Maryanne's attorney, Allison Folmar, claims her client never shot at police in a report in the Voice of Detroit, which reports that the police sent the "Detroit Special Response Team (SRT) officers who descended on the home with a tank and assault weapons. Video footage shows individual officers staking out the house, taking cover behind trees with their weapons, as in a military operation," reports Health Impact Daily News.

The Detroit News reports that Godboldo has an excellent reputation in her community, and during the 10 hour standoff many people from the community offered to help with the negotiations, including ministers and community activists.

Wayne Circuit Judge Deborah Thomas finally convinced Maryanne to surrender with a promise her daughter would be turned over to a relative. Family members, however, say the girl was grabbed by the state regardless of the promise.

Maryanne Godboldo was arraigned before 36th District Magistrate Sidney Barthwell Jr. on charges of firing a weapon in a dwelling, felonious assault, resisting and obstructing an officer, and use of a firearm in the commission of a felony. Her bond was set at $500,000.

"I'm shocked by the amount of the bond. I never dreamed it would be set so high and she wouldn't be free to care for her daughter," said an outraged Deborah Thomas.

"Child Protective Services was trying to force her child to take a dangerous medication, Risperdal, against her will. We have been able to get a court order signed by [Wayne County Circuit Court] Judge Richard Skutt, staying the administration of this drug, which is not approved by the FDA in such cases. That's why they put her in Hawthorne, so they could dope her up," family attorney Allison Folmar told the media.

The Godboldo case is yet another example of CPS working in league with the police in order to kidnap children. Godboldo was obviously an excellent mother and not a threat to the police. The fact they sent a tank to her apartment is more evidence that the state will react in a violent knee-jerk fashion when its authority is challenged.

Officials: Detroit girl taken in standoff doesn't need meds right now

Authorities have determined there is no emergency need for a 13-year-old girl to be on medication, after the girl's mother was accused of medically neglecting her by not giving her a psychotropic drug.

The girl has been in state custody since Child Protective Services workers showed up to take her, prompting an hours-long standoff between her mother and police.

Judge Lynne Pierce said during a hearing in Wayne County's juvenile court Wednesday that a jury trial in the case will begin June 8.

The girl's mother, Maryanne Godboldo, is accused of firing a gun at officers when CPS came to her Detroit home take her daughter.

Godboldo has said she should have the right to decide treatment for her daughter, whom she was weaning off the drug in favor of holistic methods.

Though officials said Wednesday that there was no immediate need to give the girl medication, Michigan Assistant Attorney General David Law said he may reintroduce the issue later if the need arises.

"They took her unlawfully," Godboldo said after Wednesday's hearing.

Godboldo has said she noticed changes in her daughter's behavior after a series of immunizations in 2009.

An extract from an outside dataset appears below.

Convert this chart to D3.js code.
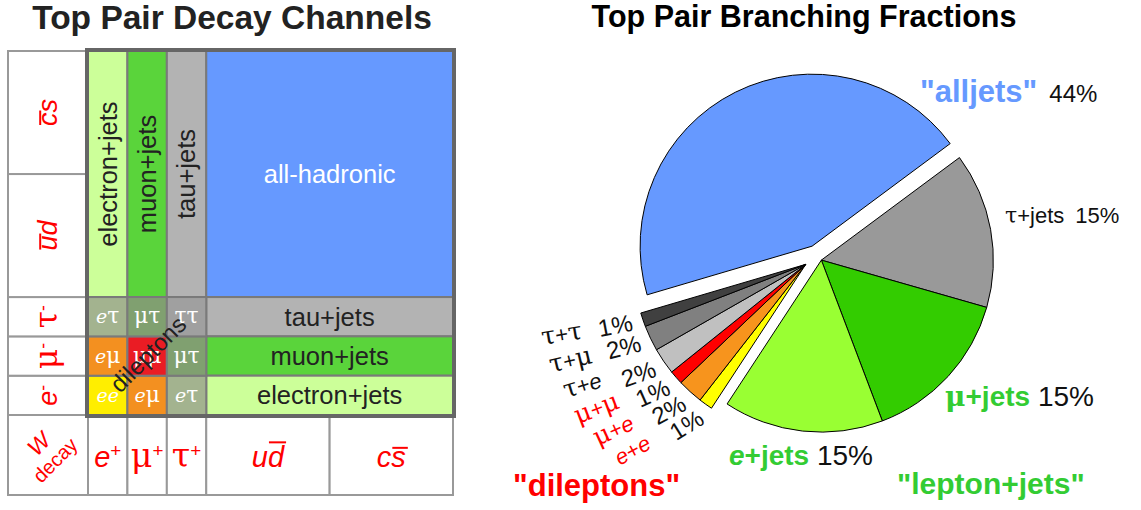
<!DOCTYPE html>
<html>
<head>
<meta charset="utf-8">
<script src="https://cdn.jsdelivr.net/npm/d3@7"></script>
<style>
  body { margin: 0; background: #fff; }
  text { font-family: "Liberation Sans", Arial, sans-serif; }
</style>
</head>
<body>
<script>
// W decay modes and their branching fractions (%), used for the grid widths
const wModes = ["e", "μ", "τ", "ud", "cs"];
const wFractions = [10.8, 10.8, 10.8, 33.8, 33.8];
// axis labels (^ = superscript, ! = bar over next char)
const wPlusLabels = ["e^+", "μ^+", "τ^+", "u!d", "c!s"];
const wMinusLabels = ["e^-", "μ^-", "τ^-", "!ud", "!cs"];

// grid channels: name, W+ first, W+ last, W- first, W- last
const gridChannels = [
  ["electron+jets", 0, 0, 3, 4],
  ["muon+jets", 1, 1, 3, 4],
  ["tau+jets", 2, 2, 3, 4],
  ["all-hadronic", 3, 4, 3, 4],
  ["tau+jets", 3, 4, 2, 2],
  ["muon+jets", 3, 4, 1, 1],
  ["electron+jets", 3, 4, 0, 0],
  ["ee", 0, 0, 0, 0], ["eμ", 1, 1, 0, 0], ["eτ", 2, 2, 0, 0],
  ["eμ", 0, 0, 1, 1], ["μμ", 1, 1, 1, 1], ["μτ", 2, 2, 1, 1],
  ["eτ", 0, 0, 2, 2], ["μτ", 1, 1, 2, 2], ["ττ", 2, 2, 2, 2]
];

// pie: top pair branching fractions (%)
const pieChannels = ["τ+jets", "μ+jets", "e+jets", "e+e", "μ+e", "μ+μ", "τ+e", "τ+μ", "τ+τ", "alljets"];
const pieValues = [14.6, 14.8, 15.0, 1.3, 2.4, 1.3, 2.5, 2.4, 1.3, 44.4];
const pieGroups = ["ljets", "ljets", "ljets", "dilep", "dilep", "dilep", "dilep", "dilep", "dilep", "alljets"];
const pieLabels = ["15%", "15%", "15%", "1%", "2%", "1%", "2%", "2%", "1%", "44%"];

const cellColors = {
  "electron+jets": "#ccff99", "muon+jets": "#5ad43b", "tau+jets": "#b3b3b3",
  "all-hadronic": "#6699ff", "ee": "#ffee00", "eμ": "#f39020", "μμ": "#ea1c24",
  "eτ": "#a3b38f", "μτ": "#80a070", "ττ": "#a0a0a0"
};
const pieColors = {
  "τ+jets": "#999999", "μ+jets": "#33cc00", "e+jets": "#99ff33",
  "e+e": "#ffff00", "μ+e": "#f7941d", "μ+μ": "#ff0000",
  "τ+e": "#c0c0c0", "τ+μ": "#808080", "τ+τ": "#404040", "alljets": "#6699ff"
};

const svg = d3.select("body").append("svg")
  .attr("width", 1141).attr("height", 510);

const SERIF = "'DejaVu Serif', 'Liberation Serif', serif";

// write a small marked-up label into a text element, returns indexes of barred chars
function rich(text, spec, italicLatin = true) {
  const bars = [];
  let k = 0;
  for (let i = 0; i < spec.length; i++) {
    let ch = spec[i], sup = false, bar = false;
    if (ch === "^") { sup = true; ch = spec[++i]; }
    else if (ch === "!") { bar = true; ch = spec[++i]; }
    const ts = text.append("tspan").text(ch);
    if (/[α-ω]/.test(ch)) ts.style("font-family", SERIF).style("font-size", "1.15em");
    if (/[a-z]/i.test(ch) && italicLatin) ts.style("font-style", "italic");
    if (sup) ts.attr("dy", "-0.5em").style("font-size", "0.65em");
    if (bar) bars.push(k);
    k++;
  }
  return bars;
}

function drawBars(g, text, bars, fs) {
  const node = text.node();
  const str = node.textContent;
  bars.forEach(i => {
    const ext = node.getExtentOfChar(i);
    const tall = "bdfhklt".includes(str[i]);
    const yy = ext.y + (tall ? 0.06 : 0.25) * fs;
    g.append("line")
      .attr("x1", ext.x + 1).attr("x2", ext.x + ext.width + 2)
      .attr("y1", yy).attr("y2", yy)
      .attr("stroke", "red").attr("stroke-width", 2);
  });
}

// ---------------- left: decay channel grid ----------------
const total = d3.sum(wFractions);
const starts = [0, ...d3.cumsum(wFractions)];
const x = d3.scaleLinear().domain([0, total]).range([88, 453]);
const y = d3.scaleLinear().domain([0, total]).range([415, 51]);
const labelX0 = 8, bottomY1 = 495;

svg.append("text")
  .attr("x", 232).attr("y", 29)
  .attr("text-anchor", "middle")
  .attr("font-size", 33.5).attr("font-weight", "bold").attr("fill", "#222")
  .text("Top Pair Decay Channels");

const grid = svg.append("g");

// outer frame of the table
grid.append("rect")
  .attr("x", labelX0).attr("y", y(total))
  .attr("width", x(total) - labelX0).attr("height", bottomY1 - y(total))
  .attr("fill", "#fff").attr("stroke", "#999").attr("stroke-width", 2);

// W- label column
wModes.forEach((m, i) => {
  const y0 = y(starts[i + 1]), y1 = y(starts[i]);
  grid.append("rect")
    .attr("x", labelX0).attr("y", y0)
    .attr("width", x(0) - labelX0).attr("height", y1 - y0)
    .attr("fill", "#fff").attr("stroke", "#999").attr("stroke-width", 2);
  const g = grid.append("g")
    .attr("transform", `translate(${(labelX0 + x(0)) / 2},${(y0 + y1) / 2}) rotate(-90)`);
  const t = g.append("text")
    .attr("text-anchor", "middle").attr("dy", "0.35em")
    .attr("font-size", 27).attr("fill", "red");
  const bars = rich(t, wMinusLabels[i]);
  drawBars(g, t, bars, 27);
});

// W+ label row
wModes.forEach((m, i) => {
  const x0 = x(starts[i]), x1 = x(starts[i + 1]);
  grid.append("rect")
    .attr("x", x0).attr("y", y(0))
    .attr("width", x1 - x0).attr("height", bottomY1 - y(0))
    .attr("fill", "#fff").attr("stroke", "#999").attr("stroke-width", 2);
  const g = grid.append("g")
    .attr("transform", `translate(${(x0 + x1) / 2},${(y(0) + bottomY1) / 2})`);
  const t = g.append("text")
    .attr("text-anchor", "middle").attr("dy", "0.4em")
    .attr("font-size", 29).attr("fill", "red");
  const bars = rich(t, wPlusLabels[i]);
  drawBars(g, t, bars, 29);
});

// corner "W decay"
const corner = grid.append("g")
  .attr("transform", `translate(${(labelX0 + x(0)) / 2},${(y(0) + bottomY1) / 2 - 2}) rotate(-45)`);
corner.append("text").attr("text-anchor", "middle").attr("y", -5)
  .attr("font-size", 23).attr("fill", "red").attr("font-style", "italic").text("W");
corner.append("text").attr("text-anchor", "middle").attr("y", 17)
  .attr("font-size", 20).attr("fill", "red").text("decay");

// channel cells
gridChannels.forEach(([name, c0, c1, r0, r1]) => {
  const x0 = x(starts[c0]), x1 = x(starts[c1 + 1]);
  const y0 = y(starts[r1 + 1]), y1 = y(starts[r0]);
  grid.append("rect")
    .attr("x", x0).attr("y", y0)
    .attr("width", x1 - x0).attr("height", y1 - y0)
    .attr("fill", cellColors[name])
    .attr("stroke", "#7a7a7a").attr("stroke-width", 2);
  const dilepton = name.length === 2;
  const vertical = (x1 - x0) < (y1 - y0) - 20;
  const t = grid.append("text")
    .attr("transform", `translate(${(x0 + x1) / 2},${(y0 + y1) / 2})${vertical ? " rotate(-90)" : ""}`)
    .attr("text-anchor", "middle").attr("dy", "0.35em")
    .attr("fill", dilepton || name === "all-hadronic" ? "#fff" : "#222");
  if (dilepton) {
    t.attr("font-size", 19).style("font-family", SERIF);
    rich(t, name);
  } else {
    t.attr("font-size", 25.5).text(name);
  }
});

// thick frame round the channels
grid.append("rect")
  .attr("x", x(0) - 1).attr("y", y(total) - 1)
  .attr("width", x(total) - x(0) + 2).attr("height", y(0) - y(total) + 2)
  .attr("fill", "none").attr("stroke", "#666").attr("stroke-width", 4);

// "dileptons" across the lepton-lepton block
const dl = starts[3];
grid.append("text")
  .attr("transform", `translate(${(x(0) + x(dl)) / 2 + 1},${(y(0) + y(dl)) / 2 - 2}) rotate(-45)`)
  .attr("text-anchor", "middle").attr("dy", "0.35em")
  .attr("font-size", 24).attr("fill", "#222")
  .text("dileptons");

// ---------------- right: branching fraction pie ----------------
svg.append("text")
  .attr("x", 804).attr("y", 27)
  .attr("text-anchor", "middle")
  .attr("font-size", 30.5).attr("font-weight", "bold").attr("fill", "#000")
  .text("Top Pair Branching Fractions");

const cx = 817, cy = 256, radius = 172;
const explode = { ljets: 6, alljets: 11, dilep: 14 };
const deg = Math.PI / 180;

const pie = d3.pie().sort(null)
  .startAngle(53.4 * deg).endAngle(53.4 * deg + 2 * Math.PI);
const arcs = pie(pieValues);
arcs.forEach((a, i) => { a.name = pieChannels[i]; a.group = pieGroups[i]; a.label = pieLabels[i]; });

const groupMid = {};
d3.group(arcs, a => a.group).forEach((list, key) => {
  groupMid[key] = (d3.min(list, a => a.startAngle) + d3.max(list, a => a.endAngle)) / 2;
});

const arc = d3.arc().innerRadius(0).outerRadius(radius);
const pieG = svg.append("g").attr("transform", `translate(${cx},${cy})`);

pieG.selectAll("path.slice")
  .data(arcs)
  .join("path")
  .attr("class", "slice")
  .attr("transform", a => {
    const m = groupMid[a.group], d = explode[a.group];
    return `translate(${d * Math.sin(m)},${-d * Math.cos(m)})`;
  })
  .attr("d", arc)
  .attr("fill", a => pieColors[a.name])
  .attr("stroke", "#000").attr("stroke-width", 1);

// dilepton labels
const dilep = arcs.filter(a => a.group === "dilep");
const dm = groupMid.dilep;
const dOff = [explode.dilep * Math.sin(dm), -explode.dilep * Math.cos(dm)];
dilep.forEach((a, j) => {
  const mid = (a.startAngle + a.endAngle) / 2 + 1 * deg;
  const screen = mid / deg - 90;
  const px = dOff[0] + 200 * Math.cos(screen * deg), py = dOff[1] + 200 * Math.sin(screen * deg);
  pieG.append("text")
    .attr("transform", `translate(${px},${py}) rotate(${0.6 * (screen - 180)})`)
    .attr("text-anchor", "middle").attr("dy", "0.35em")
    .attr("font-size", 24).attr("fill", "#111")
    .text(a.label);
  const nAng = 133 + 6.2 * j;
  const nx = dOff[0] + 254 * Math.cos(nAng * deg), ny = dOff[1] + 254 * Math.sin(nAng * deg);
  const t = pieG.append("text")
    .attr("transform", `translate(${nx},${ny}) rotate(${0.6 * (nAng - 180)})`)
    .attr("text-anchor", "middle").attr("dy", "0.35em")
    .attr("font-size", 22)
    .attr("fill", a.name.includes("τ") ? "#111" : "red");
  rich(t, a.name);
});

// big annotations
function note(px, py, parts, size) {
  const t = svg.append("text").attr("x", px).attr("y", py).attr("font-size", size);
  parts.forEach(([s, color, bold, italic, serif]) => {
    const ts = t.append("tspan").text(s).attr("fill", color);
    if (bold) ts.attr("font-weight", "bold");
    if (italic) ts.attr("font-style", "italic");
    if (serif) ts.style("font-family", SERIF);
  });
  return t;
}
const byName = Object.fromEntries(arcs.map(a => [a.name, a]));
note(920, 102, [["\"alljets\"", "#6699ff", true], ["\u2002" + byName["alljets"].label, "#111"]], 31)
  .select("tspan:last-child").attr("font-size", 24);
note(1005, 223, [["τ", "#111", false, false, true], ["+jets\u2002" + byName["τ+jets"].label, "#111"]], 22);
note(945, 406, [["μ", "#33cc33", true, false, true], ["+jets", "#33cc33", true], [" " + byName["μ+jets"].label, "#111"]], 28);
note(729, 465, [["e", "#33cc33", true, true], ["+jets", "#33cc33", true], [" " + byName["e+jets"].label, "#111"]], 28);
note(897, 494, [["\"lepton+jets\"", "#33cc33", true]], 30);
note(513, 496, [["\"dileptons\"", "#ff0000", true]], 31);
</script>
</body>
</html>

Mia Wenk, a CPS worker, testified earlier this month that she filed a petition containing multiple allegations of neglect, along with the order to take the child into protective custody, two weeks after she became involved in the case March 10.

An amended version of the petition was submitted to the court earlier this month.

Pierce will rule on emergency motions by defense attorneys on April 22.

Godboldo's attorney, Wanda Evans, has filed motions to dismiss and to relocate the child from a care facility in Northville, where she has been since shortly after the standoff with police ended March 25.

Pierce requested the child's advocate find out whether the girl can be medically discharged and placed with a qualified family member.

"I'd love to get this child into a family member's home," but the court, Pierce said, "has to follow the law."